Shawnee running back Chris LaPierre appears to have it all. This year he set the single-season state record for most touchdowns (44) and points (272). LaPierre also has been part of consecutive South Jersey Group 3 title teams, including this year's 12-0 unit that ended No. 1 in South Jersey by The Inquirer.
He has a lacrosse scholarship to Virginia, although LaPierre hasn't totally ruled out one day giving football a try.
And to top it off, LaPierre has one of the coolest nicknames around. His friends refer to him as "Shocker. "
Legend has it that the moniker was earned at the age of 5 when LaPierre was playing midget football and administered a crunching hit on an unsuspecting ball carrier. Thus the nickname, which has stuck like Velcro.
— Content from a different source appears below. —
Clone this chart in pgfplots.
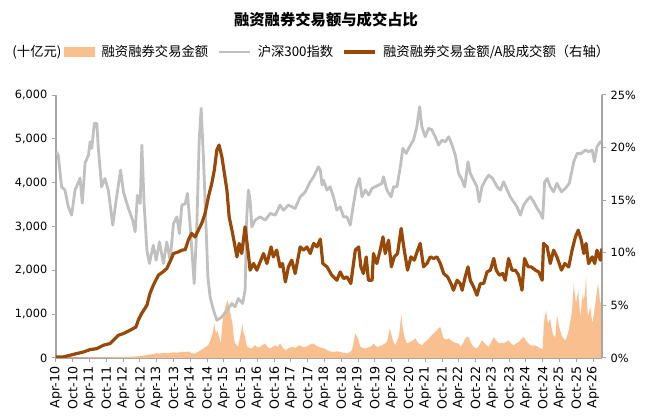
\documentclass[border=0pt]{standalone}
\usepackage{fontspec}
\setmainfont{DejaVu Sans}
\newfontfamily\cjk{Noto Sans CJK SC}
\usepackage{pgfplots}
\pgfplotsset{compat=1.18}

\definecolor{mtorange}{HTML}{F9BF8F}
\definecolor{hsgray}{HTML}{C0C0C0}
\definecolor{ratiobrown}{HTML}{984807}
\definecolor{axgray}{HTML}{A6A6A6}

\pgfplotsset{
  base/.style={
    width=409.5pt, height=197.25pt, scale only axis,
    xmin=0, xmax=195.2,
    axis line style={axgray, line width=1pt},
    tick style={axgray, line width=0.75pt},
    major tick length=3pt, tick align=outside,
    tick label style={font=\fontsize{8.5}{10}\selectfont},
    /pgf/number format/assume math mode=true,
    scaled ticks=false,
  },
  patchlegend/.style={legend image code/.code={\fill[##1] (0pt,-3.5pt) rectangle (23pt,3.5pt);}},
  linelegend/.style={legend image code/.code={\draw[##1] (0pt,0pt) -- (23pt,0pt);}},
}

\begin{document}
\begin{tikzpicture}
\begin{axis}[base,
    axis x line*=bottom, axis y line*=left,
    ymin=0, ymax=6000, ytick={0,1000,...,6000},
    /pgf/number format/1000 sep={,},
    xtick={0,6,...,192},
    xticklabels={Apr-10,Oct-10,Apr-11,Oct-11,Apr-12,Oct-12,Apr-13,Oct-13,Apr-14,Oct-14,Apr-15,Oct-15,Apr-16,Oct-16,Apr-17,Oct-17,Apr-18,Oct-18,Apr-19,Oct-19,Apr-20,Oct-20,Apr-21,Oct-21,Apr-22,Oct-22,Apr-23,Oct-23,Apr-24,Oct-24,Apr-25,Oct-25,Apr-26},
    xticklabel style={rotate=90, anchor=east, font=\fontsize{9.5}{10}\selectfont},
    legend style={at={(rel axis cs:0.0147,1.1635)}, anchor=west, draw=none, fill=none,
      inner sep=0pt, font=\cjk\fontsize{10}{12}\selectfont,
      /tikz/every odd column/.append style={column sep=3pt},
      /tikz/every even column/.append style={column sep=5pt}},
    legend columns=-1,
  ]
% margin trading turnover (bn yuan)
\addplot[fill=mtorange, draw=none, patchlegend] coordinates {
(0,5) (6,8) (12,12) (18,15) (24,20) (28,30) (30,45) (32,60) (33.6,80) (35,90)
(36,110) (37.2,100) (38.5,120) (40,105) (40.8,115) (42,130) (43.5,120) (45,140) (46.2,135) (47.5,150)
(48.5,110) (49.5,100) (50.9,140) (51.8,180) (52.7,215) (53.5,250) (54.5,300) (55.3,420) (56,560) (56.6,790)
(57.2,560) (57.8,620) (58.3,480) (58.9,330) (59.6,860) (60.1,1000) (60.5,1170) (61,1250) (61.4,1320) (61.8,1200)
(62.2,1090) (62.7,900) (63.1,790) (63.5,500) (64,330) (64.5,300) (65,250) (65.4,350) (65.8,480) (66.2,600)
(66.6,790) (67,600) (67.6,480) (68,330) (68.5,250) (69.2,230) (70,215) (70.6,260) (71.2,290) (72,240)
(73,250) (73.9,300) (74.8,330) (75.6,250) (76.6,215) (77.5,260) (78.4,290) (79.2,250) (80.1,330) (81,240)
(82,176) (83,220) (84.3,250) (85.5,230) (86.4,270) (87.3,290) (88.2,240) (89.1,250) (90.2,280) (91,310)
(92.1,330) (93,280) (94,250) (95,230) (96,215) (96.9,176) (98,150) (99.2,137) (100.4,150) (101.6,137)
(102.8,120) (104,100) (105,130) (105.8,176) (106.4,350) (107,560) (107.5,500) (108,445) (108.5,320) (108.9,250)
(109.7,230) (110.6,215) (111.5,240) (112.4,250) (113,290) (113.5,330) (114.2,280) (114.9,250) (115.7,270) (116.5,290)
(117.4,320) (118.3,365) (118.8,500) (119.3,670) (119.8,560) (120.1,480) (120.7,360) (121.3,290) (121.9,380) (122.5,480)
(123,700) (123.4,1010) (123.8,750) (124.3,560) (124.9,420) (125.5,330) (126.1,350) (126.7,365) (127.6,400) (128.5,445)
(129.1,380) (129.7,330) (130.3,310) (130.9,290) (131.7,350) (132.6,400) (133.5,460) (134.4,520) (135.3,580) (136.2,630)
(136.8,680) (137.4,710) (138,560) (138.6,445) (139.5,420) (140.4,445) (141.2,400) (142.1,365) (143,340) (143.9,330)
(144.6,250) (145.5,330) (146.3,445) (147,480) (147.5,480) (148.4,340) (149.3,250) (150.5,215) (151.4,300) (152.3,400)
(153.5,320) (154.7,250) (155.6,360) (156.5,480) (157.4,400) (158.3,330) (159.2,350) (160.1,330) (161,370) (161.8,400)
(162.7,330) (163.6,290) (164.5,330) (165.4,365) (166.3,420) (167.2,480) (167.8,420) (168.4,365) (169,330) (169.6,290)
(170.5,280) (171.4,290) (172.3,250) (173.2,215) (174,215) (174.2,500) (174.4,790) (174.8,950) (175.2,1090) (175.6,900)
(175.9,790) (176.3,850) (176.7,900) (177.1,700) (177.6,560) (178,500) (178.5,480) (178.8,700) (179.1,975) (179.5,850)
(179.9,710) (180.4,600) (180.9,480) (181.5,440) (182.1,400) (182.7,500) (183.3,630) (183.9,850) (184.5,1090) (184.8,1400)
(185.1,1700) (185.5,1450) (185.9,1240) (186.3,1400) (186.7,1550) (187.1,1200) (187.5,940) (187.9,1200) (188.3,1470) (188.7,1300)
(189.1,1500) (189.5,1850) (189.8,1300) (190.2,940) (190.6,1050) (191,1170) (191.4,950) (191.8,790) (192.3,1000) (192.8,1240)
(193.3,1500) (193.8,1700) (194.2,1450) (194.6,1240) (194.9,1300) (195.2,1390)
} \closedcycle;
\addlegendentry{融资融券交易金额}
% CSI 300 index
\addplot[hsgray, line width=2.1pt, line join=round, linelegend] coordinates {
(0,4705) (0.8,4630) (2.0,3906) (3.2,3830) (4.4,3449) (5.6,3259) (6.8,3830) (8.6,4104) (9.4,3533) (10.4,4447)
(11.6,4630) (12.2,4933) (12.8,4782) (13.7,5354) (14.6,5354) (15.1,4819) (16.3,3906) (17.5,4097) (18.7,3830) (20.3,3031)
(21.5,3602) (23.1,4287) (24.1,3791) (25.9,3412) (27.4,3145) (28.3,2878) (29.1,3716) (30.1,3526) (30.7,4858) (31.5,3526)
(32.5,2460) (33.4,2156) (34.8,2574) (35.8,2231) (37.0,2649) (38.4,2156) (39.6,2649) (40.8,2231) (42.0,3070) (43.2,3220)
(44.1,2841) (45.0,3488) (46.2,3520) (47.0,3755) (47.9,3070) (48.5,2535) (49.4,1699) (50.3,2917) (51.2,4972) (51.9,5696)
(52.7,4591) (53.6,3070) (54.3,1850) (55.1,1393) (56.3,1090) (57.5,861) (59.3,936) (61.1,1090) (62.9,1242) (64.0,1165)
(65.2,1357) (66.7,1242) (67.6,1546) (68.2,3220) (68.8,3830) (69.4,3602) (70.0,2992) (71.2,3145) (73.0,3220) (74.8,3145)
(76.6,3298) (78.4,3259) (80.1,3488) (81.3,3373) (83.1,3488) (85.5,3412) (87.3,3677) (89.1,3791) (90.9,4020) (92.1,4134)
(93.8,4362) (94.5,4287) (95.1,3950) (95.6,4059) (96.9,3830) (98.0,3906) (99.2,3677) (100.4,3373) (101.6,3449) (102.8,3220)
(104.0,3220) (105.2,3031) (106.4,3526) (107.3,3869) (108.5,4097) (109.4,3677) (110.6,3830) (111.8,3716) (113.0,3869) (114.1,3906)
(115.3,3944) (116.5,3983) (117.1,4134) (118.3,3830) (119.8,3677) (120.7,3906) (121.9,3906) (123.1,4362) (124.0,4782) (125.2,4668)
(126.4,4819) (127.8,4972) (129.0,5276) (130.0,5733) (130.8,5276) (132.0,5048) (133.2,5239) (134.4,5201) (135.6,5048) (136.8,4858)
(138.0,4972) (139.2,4933) (140.4,5048) (141.6,4858) (142.8,4620) (143.9,4212) (145.2,4059) (146.1,3906) (147.3,4477) (148.1,4212)
(149.3,4059) (150.5,3906) (151.3,3563) (152.3,3906) (153.5,4059) (154.7,4173) (156.1,4097) (157.7,3906) (158.9,3830) (160.0,4020)
(161.3,3830) (162.4,3677) (163.6,3563) (164.8,3449) (166.0,3259) (167.2,3488) (168.4,3602) (169.6,3677) (170.8,3563) (172.0,3412)
(173.2,3298) (174.0,3184) (174.7,4020) (175.6,4097) (176.7,3906) (177.9,3791) (179.1,3983) (180.7,3791) (182.1,3869) (183.5,3983)
(185.1,4477) (186.3,4668) (187.8,4668) (189.3,4744) (190.4,4705) (191.7,4744) (192.5,4477) (193.4,4819) (194.6,4933) (195.2,4897)
};
\addlegendentry{沪深300指数}
\addlegendimage{ratiobrown, line width=2.4pt, linelegend}
\addlegendentry{融资融券交易金额/A股成交额（右轴）}
\end{axis}

\begin{axis}[base,
    axis x line=none, axis y line*=right,
    ymin=0, ymax=25, ytick={0,5,...,25},
    yticklabel={\pgfmathprintnumber{\tick}\%},
  ]
% margin turnover / A-share turnover (%)
\addplot[ratiobrown, line width=2.4pt, line join=round] coordinates {
(0,0.1) (2.6,0.1) (5.0,0.26) (7.4,0.42) (9.8,0.57) (12.2,0.8) (14.6,0.89) (16.9,1.21) (19.3,1.37) (21.1,1.85)
(22.3,2.16) (24.1,2.32) (26.5,2.64) (28.6,2.95) (29.4,3.59) (30.6,4.22) (32.5,5.01) (33.6,6.13) (34.8,6.92) (36.6,7.87)
(38.2,8.18) (39.6,8.5) (41.0,9.3) (42.0,9.93) (43.8,10.09) (45.0,10.25) (46.2,10.3) (47.3,11.2) (48.5,11.84) (49.7,11.5)
(50.9,12.15) (52.1,12.8) (53.3,13.74) (54.5,15.32) (55.7,16.6) (56.6,17.86) (57.5,19.77) (58.3,20.24) (59.3,19.13) (60.2,17.55)
(61.1,15.96) (61.9,13.42) (62.9,12.15) (63.8,10.89) (64.7,9.61) (65.5,10.89) (66.4,9.93) (67.6,12.47) (68.6,10.25) (69.4,8.35)
(70.6,8.98) (71.8,8.35) (73.0,9.14) (74.2,9.93) (75.4,8.98) (76.9,10.56) (77.7,9.61) (78.9,10.25) (80.1,8.66) (81.0,8.98)
(82.0,7.23) (83.1,8.66) (84.3,9.3) (85.5,8.03) (87.3,10.56) (88.5,10.25) (89.7,10.56) (90.9,9.93) (92.1,10.89) (93.3,10.56)
(94.5,11.3) (95.4,8.98) (96.9,8.66) (98.6,7.87) (100.4,7.39) (101.6,8.18) (102.8,7.55) (104.0,7.71) (105.4,7.08) (107.0,10.25)
(108.2,10.56) (109.0,8.66) (109.9,8.03) (110.9,9.61) (111.7,7.39) (113.0,7.39) (113.5,9.93) (114.7,8.98) (115.9,10.25) (116.9,11.51)
(117.7,9.93) (118.9,11.2) (119.9,8.66) (120.9,9.61) (122.1,9.93) (123.4,12.31) (124.5,10.25) (125.7,8.35) (126.9,9.61) (128.1,9.3)
(129.3,10.25) (130.2,10.89) (131.4,8.66) (132.6,8.98) (133.8,9.61) (135.0,9.46) (136.2,9.61) (137.4,8.98) (138.6,8.03) (140.0,7.71)
(141.2,7.08) (142.1,6.44) (143.4,7.39) (144.5,7.08) (145.2,6.44) (146.3,7.71) (147.3,8.66) (148.1,7.39) (149.3,6.76) (150.5,5.97)
(151.7,7.08) (152.9,7.08) (154.1,8.18) (155.3,8.35) (156.5,9.46) (157.4,8.35) (158.5,7.87) (159.7,8.03) (160.6,7.39) (161.8,9.46)
(163.0,8.35) (164.2,8.35) (165.4,7.87) (166.6,6.44) (167.5,9.46) (168.8,8.66) (169.9,8.66) (171.4,8.35) (172.6,8.18) (173.8,7.39)
(174.3,10.89) (175.6,10.56) (176.7,8.98) (177.9,10.25) (179.1,9.61) (180.7,8.35) (181.9,8.98) (183.3,8.66) (184.5,10.25) (185.7,11.51)
(186.7,12.15) (187.8,11.2) (188.7,9.93) (189.5,10.89) (190.4,8.98) (191.7,9.61) (192.6,8.98) (193.4,10.25) (194.6,9.3) (195.2,10.41)
};
\end{axis}

\node[font=\cjk\bfseries\fontsize{11.5}{13}\selectfont] at (202.5pt,253.5pt) {融资融券交易额与成交占比};
\node[font=\cjk\fontsize{10}{12}\selectfont] at (-14.25pt,229.5pt) {(十亿元)};

\pgfresetboundingbox
\path[use as bounding box] (-42pt,-43.5pt) rectangle (445.5pt,268.5pt);
\end{tikzpicture}
\end{document}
In addition to the nickname, and all the other accolades, LaPierre has added another item to his football collection - he is The Inquirer's South Jersey Offensive Player of the Year.
And that is no shocker.
This season LaPierre rushed for 1,647 yards and 42 touchdowns on 231 carries. He also caught 11 passes for 310 yards and two scores. There were also four two-point conversions.
LaPierre was also an accomplished safety and punter, but it was carrying the ball that brought so much attention, both from the nine-man fronts he often faced and the public. Even the casual fan knew about LaPierre.
He finished his career with 4,722 yards rushing and scored 84 touchdowns and 519 points.
The number that really resonates is 19 - Shawnee's current win streak. The Renegades won their final seven games in 2007 to capture the South Jersey Group 3 title and then successfully defended their crown with a 28-7 sectional final win over Hammonton.
"I just loved playing football for Shawnee," LaPierre said.
At 6-foot-2 and 210 pounds, LaPierre had the ability to run around or over defenses.
Still, nobody could have forecast such success during the formative stages of his football career.
LaPierre was stuck in the trenches as a center and middle guard during his first three seasons of midget football. His father decided one day that his son should try carrying the ball.
"My dad thought I would have more fun," LaPierre said, laughing at the memory.
Still, there was one more obstacle. It seems his midget coach at the time didn't think that LaPierre would amount to much as a running back, but gave him a few carries just to appease him.
And since he began carrying the ball on an 80-pound team, LaPierre has yet to let go.
Shawnee's Tim Gushue, who coaches LaPierre in both football and lacrosse, says how special it's been to be with LaPierre during his high school career.
The only times Gushue had to use discipline on LaPierre was when he had to tell him to cool it a little in practice.
"He would go so hard all the time that I'd have to tell him to take it easy," Gushue said. "He never took any plays off, even in practice. "
Reminded of that, LaPierre laughs.
"I'm very competitive and it doesn't matter if it's in a game or not," he said.
Now the football games are over at Shawnee, but LaPierre's accomplishments won't be soon forgotten. That's because he has left a legacy that is even more impressive than his longtime nickname.